The recovery of the vegetation and the healthy growth of young trees is providing a greatly-enhanced habitat for wildlife like this. For example, during a visit to the exclosure in May 2014, several caterpillars of the northern eggar moth (Lasiocampa quercus callunae) were seen feeding on the eared willow shown in the photographs here. Rosette galls induced by a midge (Rabdophaga rosaria) have also been found on this willow, and invertebrates such as these attract birds that feed on them. The birds bring seeds of trees such as rowan in their gut, and those germinate in the birds’ droppings, adding to the regeneration of the young woodland. Rowan in turn supports its own suite of associated organisms, and one of those species – a mite (Eriophyes sorbi) that induces galls in the leaves of the rowan – was found there in 2008.
During another visit in June 2012, numerous scats of a fox (Vulpes vulpes) were observed inside the exclosure, although it was not clear how the animal was getting in or out of the fence!

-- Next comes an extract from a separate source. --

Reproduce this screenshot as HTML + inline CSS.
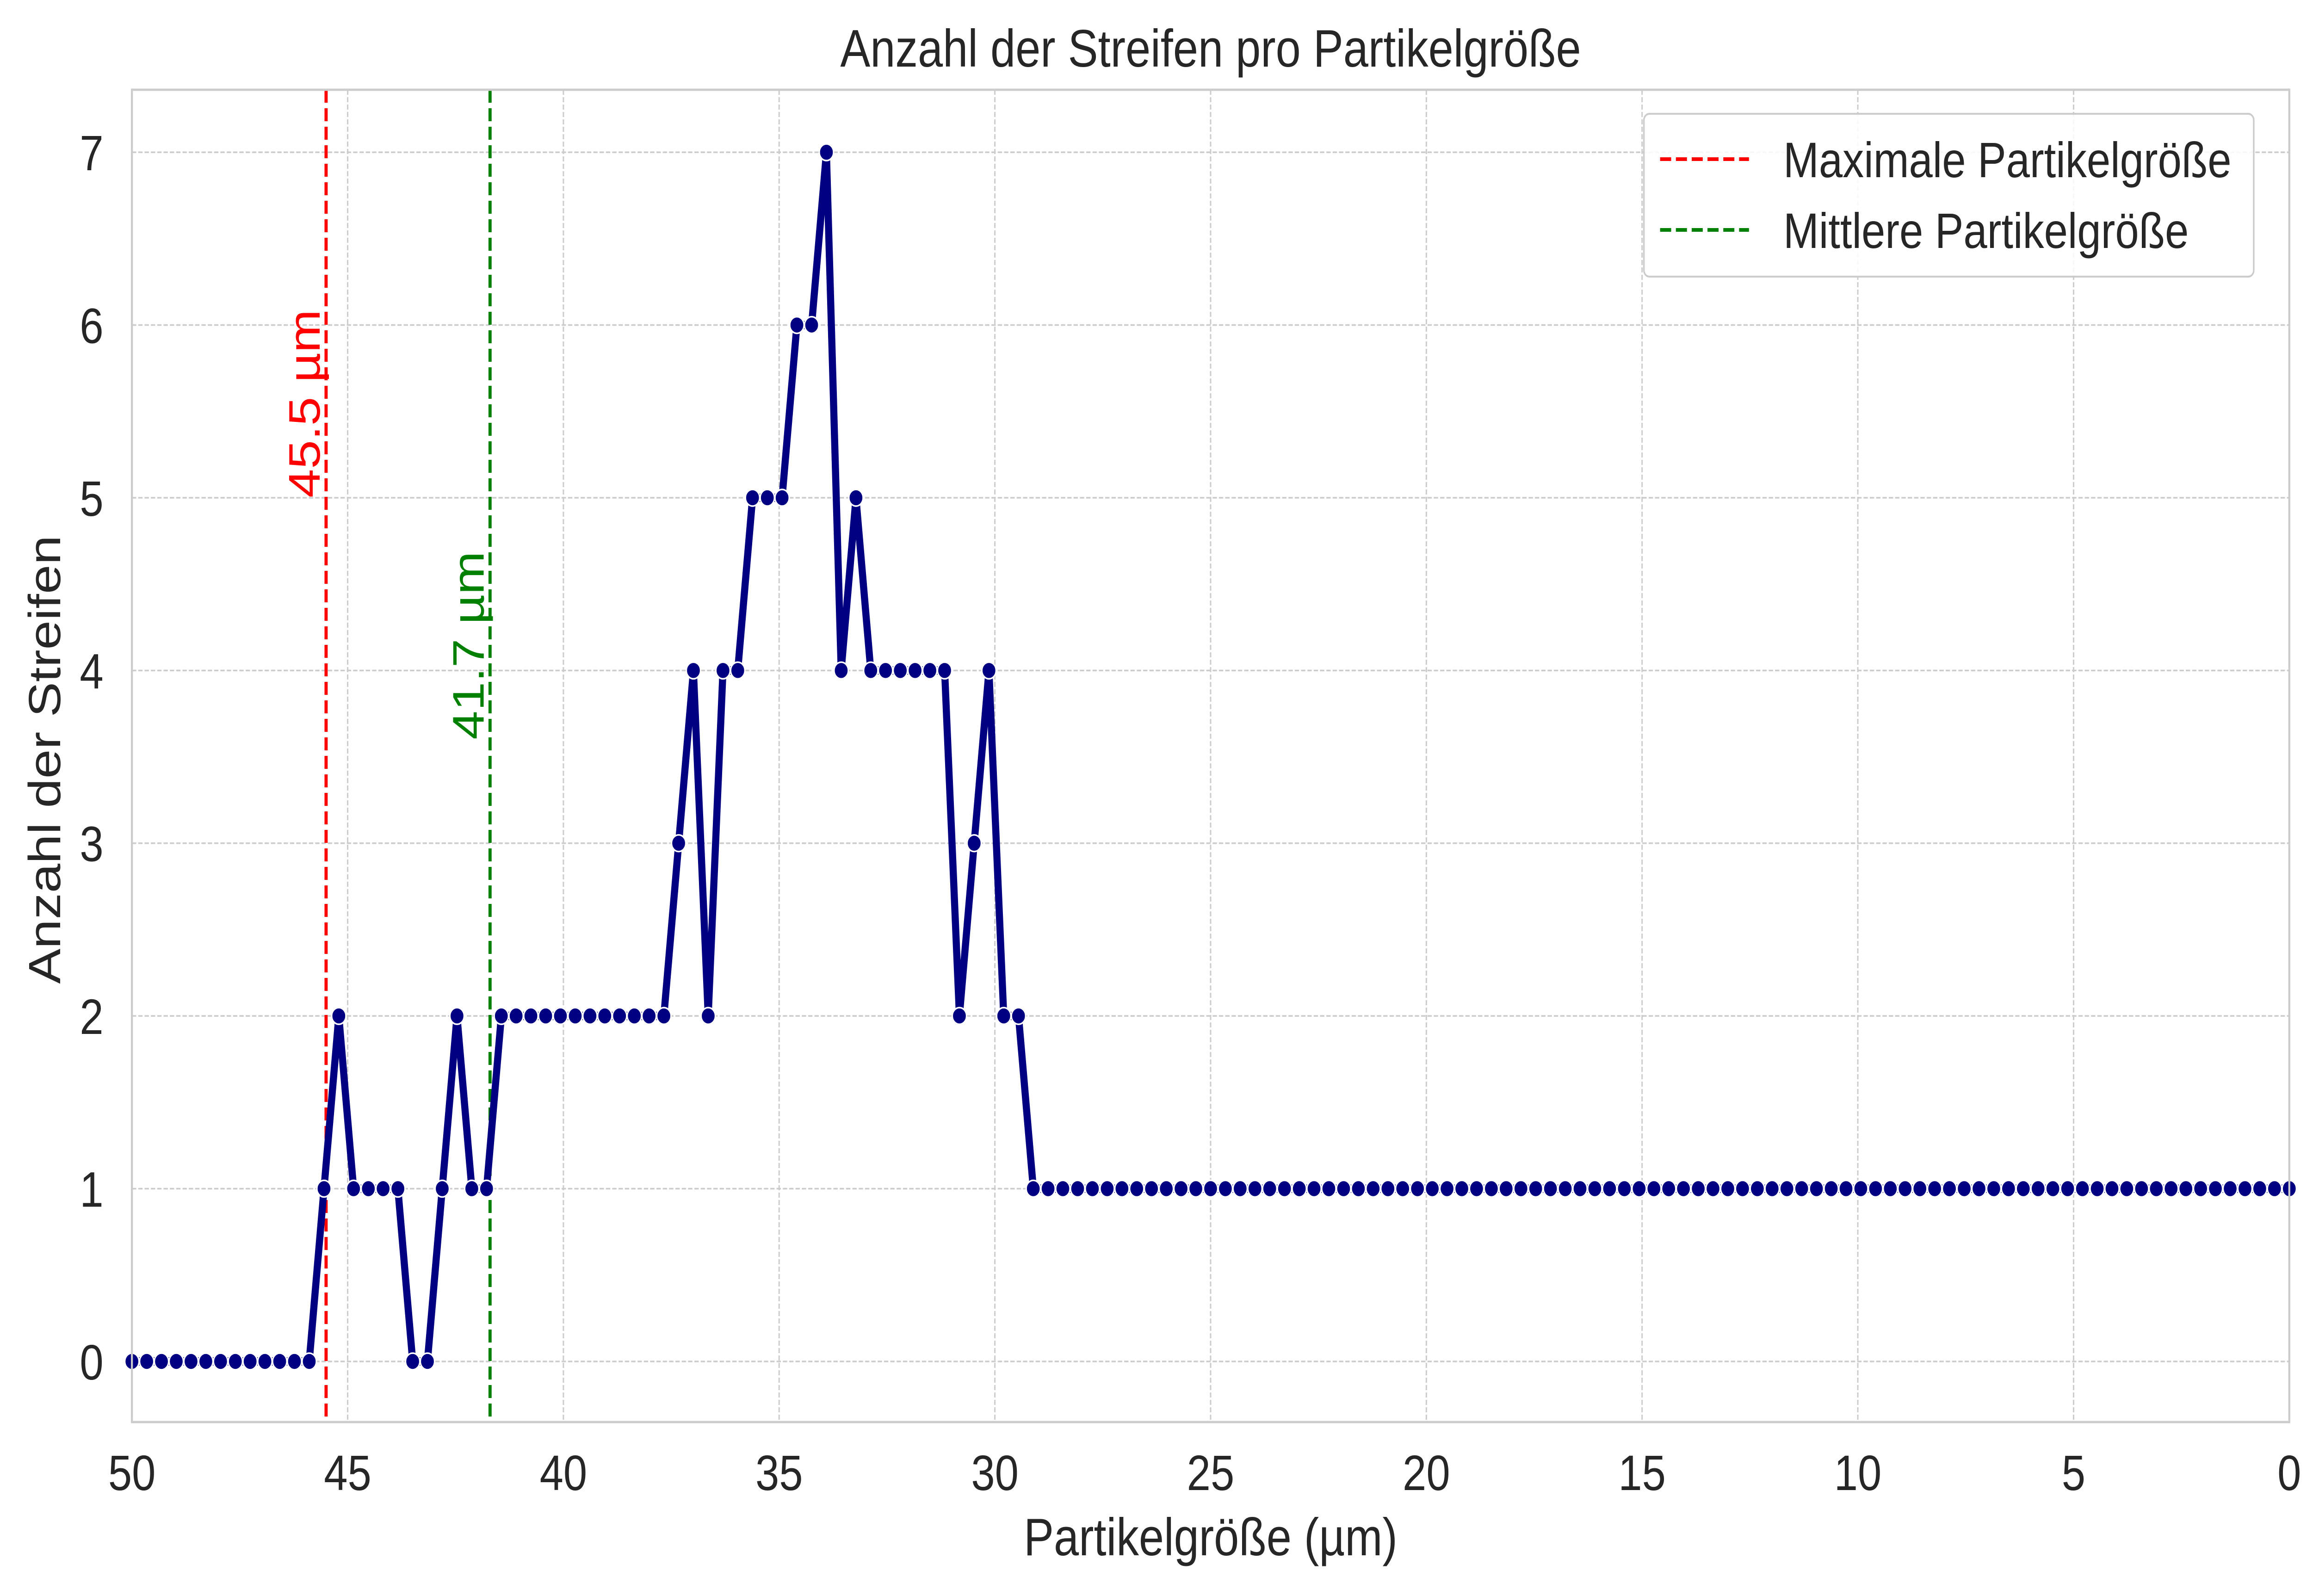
<!DOCTYPE html>
<html><head><meta charset="utf-8"><style>
html,body{margin:0;padding:0;background:#fff;overflow:hidden;width:100vw;height:100vh;}
svg{display:block;width:100vw;height:100vh;font-family:"Liberation Sans","DejaVu Sans",sans-serif;}
</style></head><body>
<svg id="chart" viewBox="0 0 5856 3450" preserveAspectRatio="none" xmlns="http://www.w3.org/2000/svg">
<rect x="0" y="0" width="5856" height="3450" fill="#fff"/>
<g id="grid"></g>
<g id="vlines"></g>
<g id="series"></g>
<rect x="334" y="194" width="5462" height="2880" fill="none" stroke="#cccccc" stroke-width="5"/>
<g id="ticks"></g>
<text x="3065" y="144" font-size="114" text-anchor="middle" fill="#262626">Anzahl der Streifen pro Partikelgröße</text>
<text x="3065" y="3362" font-size="114" text-anchor="middle" fill="#262626">Partikelgröße (µm)</text>
<text x="0" y="0" font-size="114" text-anchor="middle" fill="#262626" transform="translate(152,1642) rotate(-90)">Anzahl der Streifen</text>
<g>
<rect x="4162" y="246" width="1544" height="352" rx="14" fill="#fff" fill-opacity="0.85" stroke="#cccccc" stroke-width="4"/>
<line x1="4203" y1="344" x2="4428" y2="344" stroke="#ff0000" stroke-width="8" stroke-dasharray="28,12"/>
<text x="4515" y="383" font-size="108" fill="#262626">Maximale Partikelgröße</text>
<line x1="4203" y1="497" x2="4428" y2="497" stroke="#008000" stroke-width="8" stroke-dasharray="28,12"/>
<text x="4515" y="536" font-size="108" fill="#262626">Mittlere Partikelgröße</text>
</g>
</svg>
<script>
const counts = [0,0,0,0,0,0,0,0,0,0,0,0,0,1,2,1,1,1,1,0,0,1,2,1,1,2,2,2,2,2,2,2,2,2,2,2,2,3,4,2,4,4,5,5,5,6,6,7,4,5,4,4,4,4,4,4,2,3,4,2,2,1,1,1,1,1,1,1,1,1,1,1,1,1,1,1,1,1,1,1,1,1,1,1,1,1,1,1,1,1,1,1,1,1,1,1,1,1,1,1,1,1,1,1,1,1,1,1,1,1,1,1,1,1,1,1,1,1,1,1,1,1,1,1,1,1,1,1,1,1,1,1,1,1,1,1,1,1,1,1,1,1,1,1,1,1,1];
const xStart = 50, xEnd = 0;
const xTicks = [50,45,40,35,30,25,20,15,10,5,0];
const yTicks = [0,1,2,3,4,5,6,7];
const maxSize = 45.5;
const meanSize = 41.7;
const NS='http://www.w3.org/2000/svg';
const L=334,R=5796,T=194,B=3074;
const xMin=0,xMax=50,yMin=-0.351,yMax=7.362;
function X(v){return L+(xMax-v)/(xMax-xMin)*(R-L);}
function Y(v){return B-(v-yMin)/(yMax-yMin)*(B-T);}
function mk(tag,attrs,parent){const e=document.createElementNS(NS,tag);for(const k in attrs)e.setAttribute(k,attrs[k]);parent.appendChild(e);return e;}
const grid=document.getElementById('grid'),ticks=document.getElementById('ticks');
xTicks.forEach(t=>{
  const g=mk('line',{x1:X(t),x2:X(t),y1:T,y2:B,stroke:'#cccccc','stroke-width':3.5,'stroke-dasharray':'11,5'},grid);
  
  
  const tx=mk('text',{x:X(t),y:3221,'font-size':108,'text-anchor':'middle',fill:'#262626'},ticks);
  tx.textContent=t;
  
  
});
yTicks.forEach(t=>{
  const g=mk('line',{x1:L,x2:R,y1:Y(t),y2:Y(t),stroke:'#cccccc','stroke-width':3.5,'stroke-dasharray':'11,5'},grid);
  
  
  const tx=mk('text',{x:262,y:Y(t)+39,'font-size':108,'text-anchor':'end',fill:'#262626'},ticks);
  tx.textContent=t;
  
  
});
const vl=document.getElementById('vlines');
const r1=mk('line',{x1:X(maxSize),x2:X(maxSize),y1:T,y2:B,stroke:'#ff0000','stroke-width':8,'stroke-dasharray':'28,12'},vl);


const r2=mk('line',{x1:X(meanSize),x2:X(meanSize),y1:T,y2:B,stroke:'#008000','stroke-width':8,'stroke-dasharray':'28,12'},vl);


const a1=mk('text',{x:0,y:0,'font-size':112,fill:'#ff0000',transform:`translate(${X(maxSize)-16},${Y(5.0)}) rotate(-90)`},vl);
a1.textContent=maxSize.toFixed(1)+' µm';


const a2=mk('text',{x:0,y:0,'font-size':112,fill:'#008000',transform:`translate(${X(meanSize)-16},${Y(3.6)}) rotate(-90)`},vl);
a2.textContent=meanSize.toFixed(1)+' µm';


const s=document.getElementById('series');
const n=counts.length;
const xs=counts.map((c,i)=>xStart+(xEnd-xStart)*i/(n-1));
const pts=counts.map((c,i)=>X(xs[i]).toFixed(1)+','+Y(c).toFixed(1)).join(' ');
const pl=mk('polyline',{points:pts,fill:'none',stroke:'#000080','stroke-width':18,'stroke-linejoin':'round'},s);


counts.forEach((c,i)=>{
  const p=mk('circle',{cx:X(xs[i]),cy:Y(c),r:18,fill:'#000080',stroke:'#fff','stroke-width':3.5},s);
  
  
});
</script>
</body></html>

The young trees inside the exclosure, and the abundant heather and blaeberries, provide a dramatic contrast with the surrounding open and denuded landscape. They are a small island of healthy recovering forest that illustrates how nature responds when we remove the pressure of overgrazing, and the changes that occur when ecological succession takes place again. They complement the new forest we’ve planted on the south side of the Affric River, on land managed by Forestry Commission Scotland, and form a key element of the forest corridor that we envisage stretching from Glen Affric through to the west coast.